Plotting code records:
################

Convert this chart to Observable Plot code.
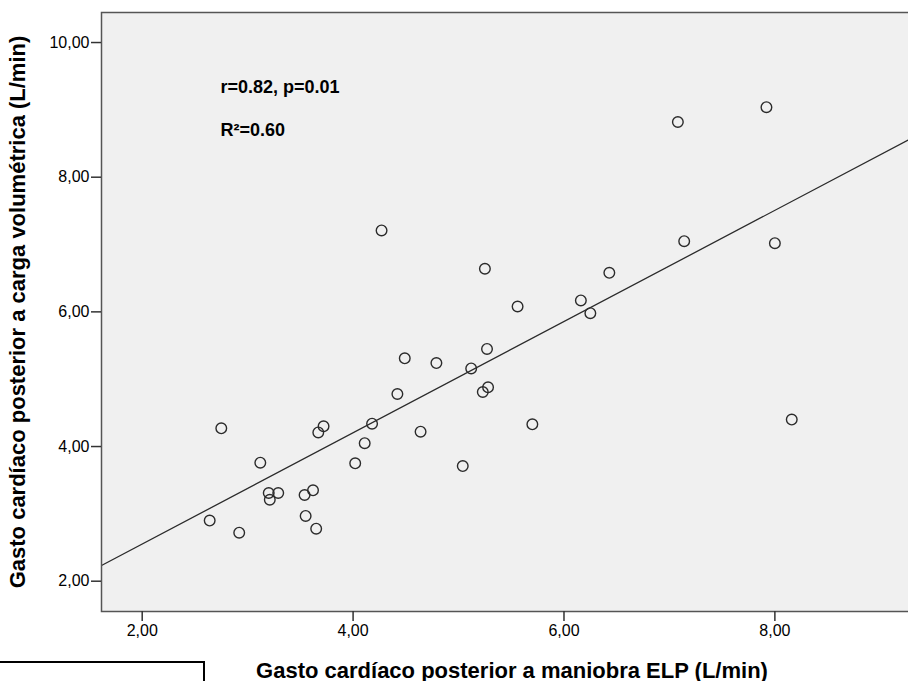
<!DOCTYPE html>
<html>
<head>
<meta charset="utf-8">
<script src="https://cdn.jsdelivr.net/npm/d3@7"></script>
<script src="https://cdn.jsdelivr.net/npm/@observablehq/plot@0.6"></script>
<style>
  html, body { margin: 0; padding: 0; background: #fff; overflow: hidden; width: 908px; height: 681px; }
  #chart { position: absolute; left: 0; top: 0; }
  #chart svg { max-width: none !important; }
  #box { position: absolute; left: 0; top: 661px; width: 203px; height: 40px; border-top: 2px solid #000; border-right: 2px solid #000; }
</style>
</head>
<body>
<div id="chart"></div>
<div id="box"></div>
<script>
// Gasto cardíaco posterior a maniobra ELP (L/min)
const gcELP = [2.64, 2.75, 2.92, 3.12, 3.20, 3.21, 3.29, 3.54, 3.55, 3.62, 3.65, 3.67, 3.72,
  4.02, 4.11, 4.18, 4.27, 4.42, 4.49, 4.64, 4.79, 5.04, 5.12, 5.23, 5.28, 5.27, 5.25,
  5.56, 5.70, 6.16, 6.43, 6.25, 7.08, 7.14, 7.92, 8.00, 8.16];
// Gasto cardíaco posterior a carga volumétrica (L/min)
const gcCarga = [2.90, 4.27, 2.72, 3.76, 3.31, 3.21, 3.31, 3.28, 2.97, 3.35, 2.78, 4.21, 4.30,
  3.75, 4.05, 4.34, 7.21, 4.78, 5.31, 4.22, 5.24, 3.71, 5.16, 4.81, 4.88, 5.45, 6.64,
  6.08, 4.33, 6.17, 6.58, 5.98, 8.82, 7.05, 9.04, 7.02, 4.40];

// Fit line
const fitIntercept = 0.90;
const fitSlope = 0.826;

// Axes
const xDomain = [1.614, 9.40];
const yDomain = [1.55, 10.446];
const xTicks = [2, 4, 6, 8];
const yTicks = [2, 4, 6, 8, 10];
const xTitle = "Gasto cardíaco posterior a maniobra ELP (L/min)";
const yTitle = "Gasto cardíaco posterior a carga volumétrica (L/min)";

// Annotations
const annotText = ["r=0.82, p=0.01", "R²=0.60"];
const annotX = [2.742, 2.742];
const annotY = [9.257, 8.618];

const points = gcELP.map((x, i) => ({x, y: gcCarga[i]}));
const fitLine = xDomain.map(x => ({x, y: fitIntercept + fitSlope * x}));
const annots = annotText.map((t, i) => ({t, x: annotX[i], y: annotY[i]}));
const fmt = d => d3.format(".2f")(d).replace(".", ",");
const font = "'Liberation Sans', Arial, sans-serif";

const chart = Plot.plot({
  width: 922,
  height: 681,
  marginLeft: 101,
  marginTop: 12,
  marginRight: 0,
  marginBottom: 70,
  style: {fontFamily: font, background: "#fff", color: "#000", overflow: "visible", maxWidth: "none"},
  x: {domain: xDomain},
  y: {domain: yDomain},
  marks: [
    Plot.frame({fill: "#f0f0f0"}),
    Plot.line(fitLine, {x: "x", y: "y", stroke: "#2b2b2b", strokeWidth: 1.3, clip: true}),
    Plot.dot(points, {x: "x", y: "y", r: 5.3, stroke: "#2b2b2b", strokeWidth: 1.4, fill: "none"}),
    Plot.text(annots, {x: "x", y: "y", text: "t", textAnchor: "start", lineAnchor: "bottom",
      fontSize: 18, fontWeight: "bold", fill: "#000"}),
    Plot.frame({stroke: "#555", strokeWidth: 1.5}),
    Plot.axisX({ticks: xTicks, tickFormat: fmt, tickSize: 10, tickPadding: 3, fontSize: 16,
      stroke: "#333", strokeWidth: 1.5, label: null}),
    Plot.axisY({ticks: yTicks, tickFormat: fmt, tickSize: 10, tickPadding: 2, fontSize: 16,
      stroke: "#333", strokeWidth: 1.5, label: null}),
    Plot.axisX({ticks: [], tickSize: 0, label: xTitle, labelArrow: false, labelAnchor: "center", labelOffset: 66,
      fontSize: 22, fontWeight: "bold"}),
    Plot.axisY({ticks: [], tickSize: 0, label: yTitle, labelArrow: false, labelAnchor: "center", labelOffset: 92,
      fontSize: 22, fontWeight: "bold"})
  ]
});
document.getElementById("chart").appendChild(chart);
</script>
</body>
</html>
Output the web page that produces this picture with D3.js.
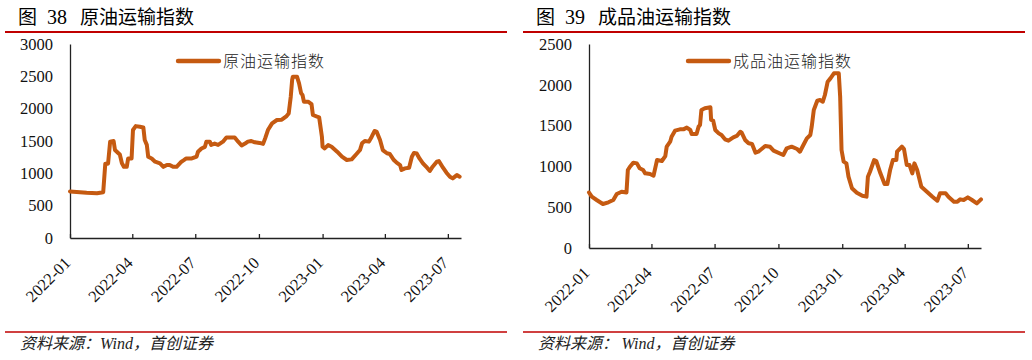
<!DOCTYPE html>
<html>
<head>
<meta charset="utf-8">
<script src="https://cdn.jsdelivr.net/npm/d3@7"></script>
<style>
  body { margin: 0; background: #fff; }
  .axis path, .axis line { stroke: #222; stroke-width: 1.3px; }
  .axis text { font-family: "Liberation Serif", serif; font-size: 16.5px; fill: #111; }
</style>
</head>
<body>
<svg id="chart" width="1032" height="360"></svg>
<script>
// Crude oil transport index (left panel)
var crudeDates = ["2022-01-01","2022-01-25","2022-02-09","2022-02-18","2022-02-21","2022-02-25","2022-02-28","2022-03-05","2022-03-07","2022-03-12",
  "2022-03-14","2022-03-17","2022-03-20","2022-03-24","2022-03-26","2022-03-31","2022-04-02","2022-04-06","2022-04-12","2022-04-17",
  "2022-04-19","2022-04-22","2022-04-24","2022-04-29","2022-05-04","2022-05-11","2022-05-16","2022-05-21","2022-05-25","2022-05-30",
  "2022-06-04","2022-06-11","2022-06-14","2022-06-18","2022-06-26","2022-07-03","2022-07-05","2022-07-10","2022-07-15","2022-07-17",
  "2022-07-22","2022-07-24","2022-07-29","2022-08-03","2022-08-10","2022-08-15","2022-08-22","2022-08-27","2022-09-01","2022-09-06",
  "2022-09-11","2022-09-15","2022-09-20","2022-09-25","2022-10-02","2022-10-07","2022-10-10","2022-10-14","2022-10-20","2022-10-27",
  "2022-11-03","2022-11-10","2022-11-13","2022-11-16","2022-11-18","2022-11-19","2022-11-25","2022-11-28","2022-12-01","2022-12-03",
  "2022-12-05","2022-12-11","2022-12-16","2022-12-18","2022-12-24","2022-12-27","2022-12-31","2023-01-01","2023-01-04","2023-01-09",
  "2023-01-14","2023-01-22","2023-01-29","2023-02-05","2023-02-12","2023-02-19","2023-02-24","2023-02-27","2023-03-03","2023-03-09",
  "2023-03-13","2023-03-17","2023-03-20","2023-03-25","2023-03-29","2023-04-04","2023-04-08","2023-04-14","2023-04-18","2023-04-23",
  "2023-04-25","2023-04-30","2023-05-06","2023-05-10","2023-05-13","2023-05-17","2023-05-21","2023-05-26","2023-06-01","2023-06-05",
  "2023-06-09","2023-06-15","2023-06-18","2023-06-24","2023-06-29","2023-07-04","2023-07-08","2023-07-14","2023-07-18"];
var crudeValues = [720,700,693,708,1150,1150,1490,1500,1360,1310,
  1290,1155,1100,1100,1230,1230,1670,1730,1720,1710,
  1515,1440,1257,1230,1180,1155,1100,1130,1130,1100,
  1100,1180,1200,1230,1230,1260,1335,1385,1410,1490,
  1490,1440,1460,1440,1490,1555,1555,1555,1490,1430,
  1460,1490,1500,1480,1470,1455,1540,1670,1773,1825,
  1830,1886,1925,2185,2443,2494,2494,2392,2237,2211,
  2108,2108,2070,1902,1877,1866,1567,1411,1385,1437,
  1411,1335,1257,1206,1216,1299,1360,1464,1500,1490,
  1567,1654,1645,1515,1360,1310,1300,1206,1165,1128,
  1051,1077,1087,1257,1316,1306,1230,1155,1087,1036,
  1103,1180,1190,1087,1010,948,922,973,948];

// Refined products transport index (right panel)
var productDates = ["2022-01-01","2022-01-05","2022-01-12","2022-01-21","2022-01-29","2022-02-05","2022-02-10","2022-02-17","2022-02-24","2022-02-26",
  "2022-03-01","2022-03-06","2022-03-11","2022-03-15","2022-03-20","2022-03-23","2022-03-30","2022-04-04","2022-04-08","2022-04-09",
  "2022-04-16","2022-04-21","2022-04-23","2022-04-28","2022-04-30","2022-05-05","2022-05-12","2022-05-17","2022-05-22","2022-05-27",
  "2022-05-29","2022-06-05","2022-06-08","2022-06-10","2022-06-12","2022-06-17","2022-06-25","2022-06-26","2022-06-29","2022-07-02",
  "2022-07-07","2022-07-11","2022-07-16","2022-07-21","2022-07-28","2022-08-02","2022-08-07","2022-08-09","2022-08-14","2022-08-19",
  "2022-08-24","2022-08-29","2022-09-02","2022-09-12","2022-09-19","2022-09-24","2022-10-08","2022-10-13","2022-10-20","2022-10-28",
  "2022-11-01","2022-11-06","2022-11-11","2022-11-16","2022-11-18","2022-11-21","2022-11-26","2022-11-30","2022-12-04","2022-12-07",
  "2022-12-11","2022-12-15","2022-12-20","2022-12-27","2022-12-29","2022-12-31","2023-01-03","2023-01-07","2023-01-10","2023-01-15",
  "2023-01-22","2023-01-30","2023-02-05","2023-02-07","2023-02-10","2023-02-16","2023-02-19","2023-02-25","2023-03-03","2023-03-07",
  "2023-03-11","2023-03-15","2023-03-20","2023-03-21","2023-03-28","2023-03-31","2023-04-04","2023-04-08","2023-04-12","2023-04-15",
  "2023-04-19","2023-04-25","2023-05-03","2023-05-11","2023-05-18","2023-05-22","2023-05-30","2023-06-03","2023-06-11","2023-06-16",
  "2023-06-20","2023-06-25","2023-07-01","2023-07-07","2023-07-14","2023-07-20"];
var productValues = [680,629,588,539,560,588,662,690,680,956,
  996,1046,1037,977,956,915,907,886,1037,1078,
  1066,1127,1242,1303,1364,1438,1454,1454,1475,1446,
  1397,1397,1487,1507,1691,1712,1724,1569,1560,1446,
  1405,1385,1332,1315,1356,1373,1425,1413,1324,1283,
  1275,1168,1180,1250,1240,1193,1140,1222,1242,1213,
  1180,1262,1344,1385,1487,1691,1805,1813,1793,1875,
  2038,2079,2141,2141,1854,1201,1058,1037,874,732,
  678,641,629,874,935,1078,1066,915,784,784,
  956,1078,1078,1180,1242,1213,1017,1017,915,1037,
  956,751,690,629,580,670,670,629,568,568,
  596,588,621,588,547,596];

// Axis ticks
var quarterTicks = ["2022-01-01","2022-04-01","2022-07-01","2022-10-01","2023-01-01","2023-04-01","2023-07-01"];
var crudeYTicks = [0, 500, 1000, 1500, 2000, 2500, 3000];
var productYTicks = [0, 500, 1000, 1500, 2000, 2500];

var parseDate = d3.timeParse("%Y-%m-%d");
var lineColor = "#C55A11";
var redColor = "#C00000";

var svg = d3.select("#chart");

// Draw one panel: title, frame lines, axes, series, legend and source
function drawPanel(p) {
  var x = d3.scaleTime()
      .domain([parseDate("2022-01-01"), parseDate("2023-07-20")])
      .range([p.left, p.right]);
  var y = d3.scaleLinear()
      .domain([0, p.yMax])
      .range([p.bottom, p.top]);

  // Title
  var t = svg.append("g");
  t.append("text").attr("x", p.ox + 18).attr("y", 24)
      .style("font-family", "'Noto Sans CJK SC'").style("font-size", "19px").text("图");
  t.append("text").attr("x", p.ox + 47).attr("y", 24)
      .style("font-family", "'Liberation Serif'").style("font-size", "20px").text(p.num);
  t.append("text").attr("x", p.ox + p.titleX).attr("y", 24)
      .style("font-family", "'Noto Sans CJK SC'").style("font-size", "19px").text(p.title);

  // Red rules
  svg.append("line").attr("x1", p.ox + 5).attr("x2", p.ox + 507)
      .attr("y1", 32).attr("y2", 32).attr("stroke", redColor).attr("stroke-width", 2);
  svg.append("line").attr("x1", p.ox + 5).attr("x2", p.ox + 507)
      .attr("y1", 332).attr("y2", 332).attr("stroke", redColor).attr("stroke-width", 1.6);

  // Y axis
  svg.append("g")
      .attr("class", "axis")
      .attr("transform", "translate(" + p.left + ",0)")
      .call(d3.axisLeft(y).tickValues(p.yTicks).tickSize(0).tickPadding(17).tickFormat(d3.format("d")));

  // X axis
  var xa = svg.append("g")
      .attr("class", "axis")
      .attr("transform", "translate(0," + p.bottom + ")")
      .call(d3.axisBottom(x)
        .tickValues(quarterTicks.map(parseDate))
        .tickSizeInner(-4).tickSizeOuter(0)
        .tickFormat(d3.timeFormat("%Y-%m")));
  xa.selectAll("text")
      .attr("x", 0).attr("y", 0).attr("dy", 0)
      .attr("text-anchor", "end")
      .attr("transform", "translate(1,26) rotate(-45)");

  // Series
  var data = p.dates.map(function(d, i) { return {date: parseDate(d), value: p.values[i]}; });
  svg.append("path")
      .datum(data)
      .attr("fill", "none")
      .attr("stroke", lineColor)
      .attr("stroke-width", 4)
      .attr("stroke-linejoin", "round")
      .attr("stroke-linecap", "round")
      .attr("d", d3.line()
        .x(function(d) { return x(d.date); })
        .y(function(d) { return y(d.value); }));

  // Legend
  svg.append("line")
      .attr("x1", p.ox + p.legendX).attr("x2", p.ox + p.legendX + 41)
      .attr("y1", 61).attr("y2", 61)
      .attr("stroke", lineColor).attr("stroke-width", 4.4).attr("stroke-linecap", "round");
  svg.append("text")
      .attr("x", p.ox + p.legendX + 45).attr("y", 66.5)
      .style("font-family", "'Noto Sans CJK SC'").style("font-size", "16px")
      .style("font-weight", 300).style("fill", "#222")
      .style("letter-spacing", "1px")
      .text(p.title);

  // Source
  var s = svg.append("text")
      .attr("x", p.ox + 20).attr("y", 349)
      .style("font-style", "italic").style("font-size", "16px").style("fill", "#222");
  s.append("tspan").style("font-family", "'Noto Sans CJK SC'").text("资料来源：" + p.gap);
  s.append("tspan").style("font-family", "'Liberation Serif'").text("Wind");
  s.append("tspan").style("font-family", "'Noto Sans CJK SC'").text("，首创证券");
}

drawPanel({
  ox: 0, num: "38", title: "原油运输指数", titleX: 80,
  left: 70, right: 461, top: 44, bottom: 238,
  yMax: 3000, yTicks: crudeYTicks, legendX: 178,
  dates: crudeDates, values: crudeValues, gap: ""
});

drawPanel({
  ox: 518, num: "39", title: "成品油运输指数", titleX: 80,
  left: 589, right: 981, top: 44, bottom: 248,
  yMax: 2500, yTicks: productYTicks, legendX: 170,
  dates: productDates, values: productValues, gap: "  "
});
</script>
</body>
</html>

################

### Exercise directions
Up to and including the line containing "const fitSlope = 0.826;", quote each line of the entries above from the very first, please, exactly and without images.

### Solution for this problem
Convert this chart to Observable Plot code.
<!DOCTYPE html>
<html>
<head>
<meta charset="utf-8">
<script src="https://cdn.jsdelivr.net/npm/d3@7"></script>
<script src="https://cdn.jsdelivr.net/npm/@observablehq/plot@0.6"></script>
<style>
  html, body { margin: 0; padding: 0; background: #fff; overflow: hidden; width: 908px; height: 681px; }
  #chart { position: absolute; left: 0; top: 0; }
  #chart svg { max-width: none !important; }
  #box { position: absolute; left: 0; top: 661px; width: 203px; height: 40px; border-top: 2px solid #000; border-right: 2px solid #000; }
</style>
</head>
<body>
<div id="chart"></div>
<div id="box"></div>
<script>
// Gasto cardíaco posterior a maniobra ELP (L/min)
const gcELP = [2.64, 2.75, 2.92, 3.12, 3.20, 3.21, 3.29, 3.54, 3.55, 3.62, 3.65, 3.67, 3.72,
  4.02, 4.11, 4.18, 4.27, 4.42, 4.49, 4.64, 4.79, 5.04, 5.12, 5.23, 5.28, 5.27, 5.25,
  5.56, 5.70, 6.16, 6.43, 6.25, 7.08, 7.14, 7.92, 8.00, 8.16];
// Gasto cardíaco posterior a carga volumétrica (L/min)
const gcCarga = [2.90, 4.27, 2.72, 3.76, 3.31, 3.21, 3.31, 3.28, 2.97, 3.35, 2.78, 4.21, 4.30,
  3.75, 4.05, 4.34, 7.21, 4.78, 5.31, 4.22, 5.24, 3.71, 5.16, 4.81, 4.88, 5.45, 6.64,
  6.08, 4.33, 6.17, 6.58, 5.98, 8.82, 7.05, 9.04, 7.02, 4.40];

// Fit line
const fitIntercept = 0.90;
const fitSlope = 0.826;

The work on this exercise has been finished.